Una niñez perversa que se pierde en un laberinto; el mundo del deseo prohibido que florece como grandes falos, explosiones eróticas y tacto febril; grandes máquinas que se tambalean en un reino fantástico donde las ensoñaciones dan forma a lo reprimido. No hay muchas películas como Un rêve plus long que la nuit (’Un sueño más largo que la noche’), y de todos modos, quizá solo en los años 70 pudieron existir. Para dicha nuestra, la podemos ver de nuevo.
El ciclo Preámbulo del Centro de Cine ofrecerá una función gratuita y única de Un rêve plus long que la nuit (1976, 75 min.) el 11 de julio, a las 7 p. m., y si se la pierde, envidiará a quienes se extravíen por este reino psicosexual. La segunda película de la artista visual Niki de Saint Phalle, realizada en colaboración con su colega Jean Tinguely y el cineasta radical Peter Whitehead, recién fue restaurada en 4K, y lo que por años fue rara avis del repertorio cinéfilo ahora empieza a ganar adeptos por todas partes.

Que quede claro que no es una película para todos los paladares. Ingenua y oscura, ruidosa y erótica, conserva el tenor de un cuento de hadas, donde nuestra niña protagónica se extravía por un mundo de ensueño poblado por fantásticas y fálicas criaturas, incluida una inmensa instalación cinética de Tinguely.
Toda la fantasía la atraviesan las formas y colores de Niki de Saint Phalle, una artista francoestadounidense célebre por sus esculturas y pinturas de colores vívidos y voluptuosas figuras. El filme emergió en la década que nos trajo la Piel de asno (1970) de Jacques Demy y los Cuentos inmorales (1973) de Walerian Borowczyk, los años de la antipsiquiatría, las postrimerías de la liberación sexual y la paranoia creciente del mundo “avanzado”. Es una delicia repelente, una seductora perversidad.


Un cuento de hadas perverso
Nuestra Camélia empieza como niña y se encuentra, a través del espejo, como una princesa prerrafaelita crecida antes de tiempo, escandalizada y muda, seducida y repelida por partes iguales (de adulta la interpreta Laura Duke Condominas, hija de la directora).
En el mundo de Saint Phalle, “el jardín del Edén está contiguo al Infierno”, donde flores carnívoras y dragones lujuriosos asedian a una soñadora incapaz de creer la crueldad del deseo.

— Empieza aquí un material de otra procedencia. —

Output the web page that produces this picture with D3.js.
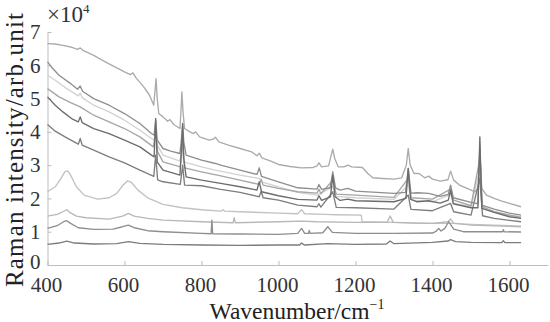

Daddy (1973), su primera película, codirigida con Whitehead, representa la liberación de un padre opresivo en lo físico y lo sexual, con escenas de incesto y las grandilocuentes figuras de yeso y tela que en Un rêve pueblan un mundo inconcebible para la moral imperante.

Hay penes de papier-mâché, falos que eyaculan confetti, brujas lascivas y aves dudosas, un desfile de figuras arquetípicas del análisis del voyeurismo y la sexualidad que, por aquella época, trastornaron la cultura. Pero lo que emerge de aquel caos no es una curiosidad añeja, sino el deseo de reventar los límites de lo visual, entrelazar lo cinematográfico con la pintura, la escultura y la instalación, el arte que todo lo transforma en juego.